Another of the report's key proposals is that legal education be shaped by outcomes unlike those currently governing education and training. However, if drawn at too high a conceptual level, such competencies might be too vague to be useful, yet if they are more tightly specified they are likely to provide a never ending list of standards to be attained. The result could be that legal educators and professionals 'drown in a sea of competencies', while the means by which such competencies will be assessed, and by whom, is uncertain. Will assessment be by the market, 'traditional' University law schools, vocational law schools, even venture capitalists? And how will such a market driven system impact on academic research?
All these questions point to an even more fundamental, and long standing, issue – namely, what is, and what should be, the role of a legal education? Should it – will it be able to - continue to seek to provide a liberal, humanist education designed primarily to inculcate a critical awareness of the meaning of law, including its ethical content and social role? Or does the emphasis on the market inevitably mean that it will be explicitly tailored to the demands of the profession? This is the logic of LETR's recommendations, but it had great difficulty in divining the future of legal practice. Some indications may be found in a recent paper by The Law Society of England and Wales and the results of the Hague Institute for the Internationalisation of Law's "Innovating Justice" Project. Clearly, legal educators will need to understand the possible futures both for the professions and the Rule of Law. However it is undeniable that this task is made more difficult by the dramatic changes the professions have undergone in recent years, which have served both to produce further fragmentation and make the future highly opaque.
These 'big' questions generate practical, pedagogical issues. For instance, if legal service provision is to be dominated by new models of provision, modes of delivery and concerns with professional engagement, how will this impact on what is taught and how it is taught? Should systems thinking, design and big data be integrated into a legal curriculum?

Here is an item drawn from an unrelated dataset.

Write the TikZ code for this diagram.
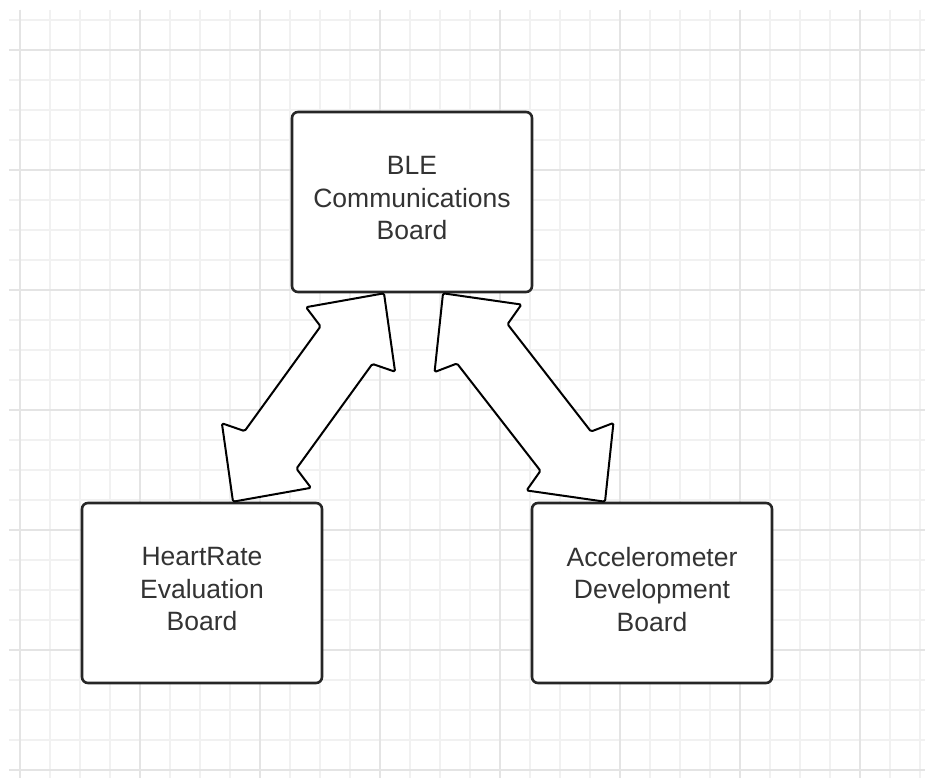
\documentclass[tikz,border=0pt]{standalone}
\usepackage{fontspec}
\setmainfont{Liberation Sans}
\usetikzlibrary{calc}
\definecolor{gridminor}{HTML}{F1F1F1}
\definecolor{gridmajor}{HTML}{E4E4E4}
\definecolor{boardtext}{HTML}{333333}
\tikzset{
  gridline/.style={draw=gridminor, line width=1.2pt},
  gridbold/.style={draw=gridmajor, line width=1.4pt},
  board/.style={draw=black!85, fill=white, line width=2.6pt, rounded corners=6pt,
    minimum width=240pt, minimum height=180pt, align=center, text=boardtext,
    text depth=8pt, font=\fontsize{26.5}{32.5}\selectfont},
  blockarrow/.style={draw=black, fill=white, line width=2pt, line join=round, rounded corners=1.5pt}
}
\newcommand{\dblblock}[2]{%
  \draw [blockarrow] (#1)
    -- ($(#1)!57pt!(#2)!55pt!90:(#2)$)
    -- ($(#1)!64pt!(#2)!32pt!90:(#2)$)
    -- ($(#2)!64pt!(#1)!32pt!-90:(#1)$)
    -- ($(#2)!57pt!(#1)!55pt!-90:(#1)$)
    -- (#2)
    -- ($(#2)!57pt!(#1)!55pt!90:(#1)$)
    -- ($(#2)!64pt!(#1)!32pt!90:(#1)$)
    -- ($(#1)!64pt!(#2)!32pt!-90:(#2)$)
    -- ($(#1)!57pt!(#2)!55pt!-90:(#2)$)
    -- cycle;}

\begin{document}
\begin{tikzpicture}[x=1pt, y=-1pt]
\useasboundingbox (0,0) rectangle (925,778);
\fill [white] (0,0) rectangle (925,778);
\foreach \x in {20,50,...,920} \draw [gridline] (\x,10) -- (\x,778);
\foreach \y in {20,50,...,770} \draw [gridline] (9,\y) -- (925,\y);
\foreach \x in {20,140,...,860} \draw [gridbold] (\x,10) -- (\x,778);
\foreach \y in {50,170,...,770} \draw [gridbold] (9,\y) -- (925,\y);

\node [board] (ble) at (412,202) {BLE\\Communications\\Board};
\node [board] (hr) at (202,593) {HeartRate\\Evaluation\\Board};
\node [board] (acc) at (652,593) {Accelerometer\\Development\\Board};

\coordinate (ble-l) at ([xshift=-28pt]ble.south);
\coordinate (ble-r) at ([xshift=31pt]ble.south);
\coordinate (hr-top) at ([xshift=31pt]hr.north);
\coordinate (acc-top) at ([xshift=-47pt]acc.north);

\dblblock{ble-l}{hr-top}
\dblblock{ble-r}{acc-top}
\end{tikzpicture}
\end{document}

And how should Law Schools respond to, on the one hand, the increased emphasis in universities on employability and, on the other, the growth in low wage, casual labour markets within the professions, markets which also appear to be predominantly populated by graduates from Black and Minority Ethnic and lower socio-economic backgrounds? Does this reduce the legitimacy of legal education? Do Law Schools have an ethical obligation to warn applicants of the likely difficulties in entering the professions? In the United States this is now a high profile issue: Law Schools have been accused of promoting their ability to provide law jobs to graduates unfairly, and have seen a significant drop in applications, leading to a review of their whole approach. President Obama has suggested that a law degree should take two, rather than three postgraduate years. The Bologna Declaration for education in the EU suggests that educational systems throughout Europe should aim for three years of education plus two years of practical training. In England and Wales solicitors are already one year above this prescription.